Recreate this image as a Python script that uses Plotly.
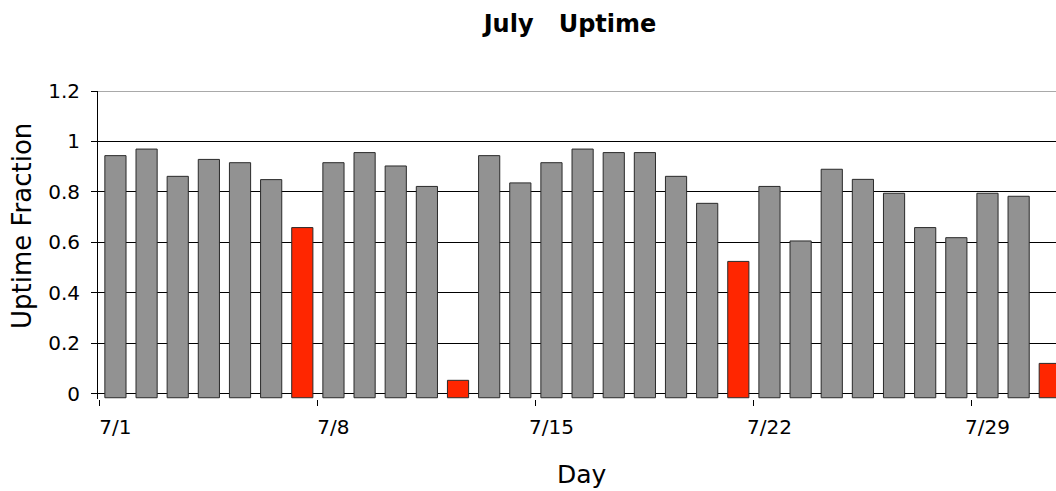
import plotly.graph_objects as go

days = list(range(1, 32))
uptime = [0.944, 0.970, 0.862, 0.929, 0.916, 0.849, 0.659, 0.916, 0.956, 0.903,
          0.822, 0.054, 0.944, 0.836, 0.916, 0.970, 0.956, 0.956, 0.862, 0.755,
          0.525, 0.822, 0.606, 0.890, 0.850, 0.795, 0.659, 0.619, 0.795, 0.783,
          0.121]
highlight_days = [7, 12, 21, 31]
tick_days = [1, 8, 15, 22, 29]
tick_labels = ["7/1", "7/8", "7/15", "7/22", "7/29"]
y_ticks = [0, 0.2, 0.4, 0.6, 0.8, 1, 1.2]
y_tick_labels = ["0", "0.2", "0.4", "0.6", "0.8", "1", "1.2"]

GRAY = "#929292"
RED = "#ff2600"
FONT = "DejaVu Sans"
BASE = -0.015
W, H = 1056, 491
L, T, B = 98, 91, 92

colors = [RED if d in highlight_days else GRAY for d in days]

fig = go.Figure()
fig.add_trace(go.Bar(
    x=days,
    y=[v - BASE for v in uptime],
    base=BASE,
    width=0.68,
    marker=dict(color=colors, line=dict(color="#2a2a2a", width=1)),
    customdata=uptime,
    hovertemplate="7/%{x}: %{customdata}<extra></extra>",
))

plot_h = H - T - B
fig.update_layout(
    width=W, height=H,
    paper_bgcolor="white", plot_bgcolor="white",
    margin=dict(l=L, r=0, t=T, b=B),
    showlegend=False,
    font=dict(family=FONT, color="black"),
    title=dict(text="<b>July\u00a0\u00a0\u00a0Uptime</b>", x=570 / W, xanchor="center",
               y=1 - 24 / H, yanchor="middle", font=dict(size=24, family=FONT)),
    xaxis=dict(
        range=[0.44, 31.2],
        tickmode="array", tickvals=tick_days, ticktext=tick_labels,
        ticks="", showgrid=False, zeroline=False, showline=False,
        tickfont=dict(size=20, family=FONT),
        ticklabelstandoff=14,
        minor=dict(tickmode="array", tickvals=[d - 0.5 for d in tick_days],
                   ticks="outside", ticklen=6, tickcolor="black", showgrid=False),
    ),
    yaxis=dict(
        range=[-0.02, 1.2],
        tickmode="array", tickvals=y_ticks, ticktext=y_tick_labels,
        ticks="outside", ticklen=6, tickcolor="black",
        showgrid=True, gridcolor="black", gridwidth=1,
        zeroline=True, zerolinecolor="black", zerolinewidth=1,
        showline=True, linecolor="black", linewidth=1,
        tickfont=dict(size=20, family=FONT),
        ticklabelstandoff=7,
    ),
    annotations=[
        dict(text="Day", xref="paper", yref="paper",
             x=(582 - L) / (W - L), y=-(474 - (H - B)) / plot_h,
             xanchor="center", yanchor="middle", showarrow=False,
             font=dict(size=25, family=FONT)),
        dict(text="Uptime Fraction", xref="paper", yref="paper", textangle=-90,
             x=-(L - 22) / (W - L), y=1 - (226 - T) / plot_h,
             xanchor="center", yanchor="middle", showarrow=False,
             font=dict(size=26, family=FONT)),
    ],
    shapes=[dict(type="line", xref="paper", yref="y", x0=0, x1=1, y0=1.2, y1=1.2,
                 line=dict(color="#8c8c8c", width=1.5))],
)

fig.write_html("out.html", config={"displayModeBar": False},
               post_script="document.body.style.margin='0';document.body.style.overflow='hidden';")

------------------------------------------------

** What you need to do **
Exactly restate the lines from the beginning of the data through the line with "colors = [RED", and no others, keeping pictures out.

** Final result **
Recreate this image as a Python script that uses Plotly.
import plotly.graph_objects as go

days = list(range(1, 32))
uptime = [0.944, 0.970, 0.862, 0.929, 0.916, 0.849, 0.659, 0.916, 0.956, 0.903,
          0.822, 0.054, 0.944, 0.836, 0.916, 0.970, 0.956, 0.956, 0.862, 0.755,
          0.525, 0.822, 0.606, 0.890, 0.850, 0.795, 0.659, 0.619, 0.795, 0.783,
          0.121]
highlight_days = [7, 12, 21, 31]
tick_days = [1, 8, 15, 22, 29]
tick_labels = ["7/1", "7/8", "7/15", "7/22", "7/29"]
y_ticks = [0, 0.2, 0.4, 0.6, 0.8, 1, 1.2]
y_tick_labels = ["0", "0.2", "0.4", "0.6", "0.8", "1", "1.2"]

GRAY = "#929292"
RED = "#ff2600"
FONT = "DejaVu Sans"
BASE = -0.015
W, H = 1056, 491
L, T, B = 98, 91, 92

colors = [RED if d in highlight_days else GRAY for d in days]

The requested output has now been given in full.